Anjou was sailing from Sydney to Falmouth with a cargo of wheat. In foggy weather at 8.30 p.m. on 5 February 1905, it struck rocks at Bristow Point, Auckland Island. The ship listed to port and the seas began breaking over her. An attempt was made to launch the boats but when the first boat was destroyed Captain Le Tallec halted the launch and ordered the crew to stay on board overnight. At 6 a.m. the next morning another attempt to abandon ship was made and all three remaining boats made it safely to shore with no loss of life from the crew of 22.

On 7 February, a signpost to the boat shed was discovered and the castaways went to Camp Cove. The crew took shelter in the boat shed and hunted seals, birds and shellfish for food. It wasn't until the tenth day that they discovered the castaway depot and a notice that the depot received regular visits from the New Zealand Government steam ships. The crew built additional huts of scrub and tussock and waited for rescue. Fearing that supplies of food would run short they continued to supplement their diet with local wildlife and also sought out the other depot on the Islands.
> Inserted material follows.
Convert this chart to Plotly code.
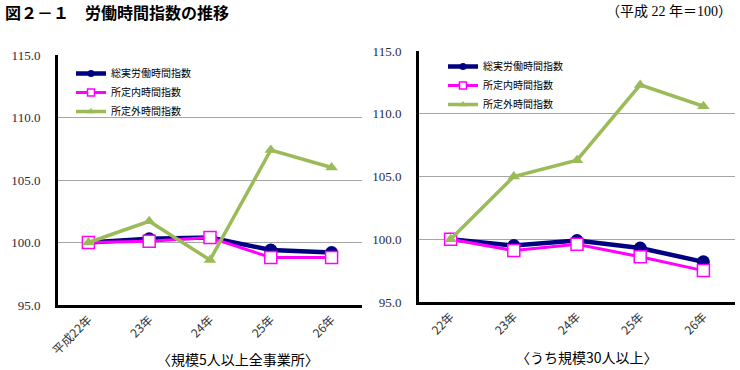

On 7 May, Captain John Bollons anchored in Camp Cove and rescued the castaways. He restocked the castaway depots and returned to New Zealand with the crew of Anjou via Campbell Island as was his normal route. Unlike other shipwrecks on the Auckland Islands the survivors had only a short stay of a little over three months before being rescued. Other castaways, such as those from , , and , had significantly longer stays and suffered much hardship and loss of life.

== Wreck discovery and artifacts ==
The exact location of the wreck of Anjou was found as a result of repeated attempts to find the wreck of General Grant during the 1970s and 1980s. General Grant is rumoured to have been carrying a significant quantity of gold from the Australian gold fields when it was wrecked on the island in 1864. The exact location of the wreck of General Grant has never been confirmed although there have been numerous searches.

In 1975, the search team led by John Gratton found the wreck of Anjou but although the divers recovered several artifacts none could confirm the wreck's identity. Gratton and his team returned to the site in 1976 and another team visited in 1977 but it was not until 1986 when a syndicate of divers were able to prove that the site was the wreck of Anjou. A number of artifacts from the wreck are in the collection of the Museum of New Zealand Te Papa Tongarewa.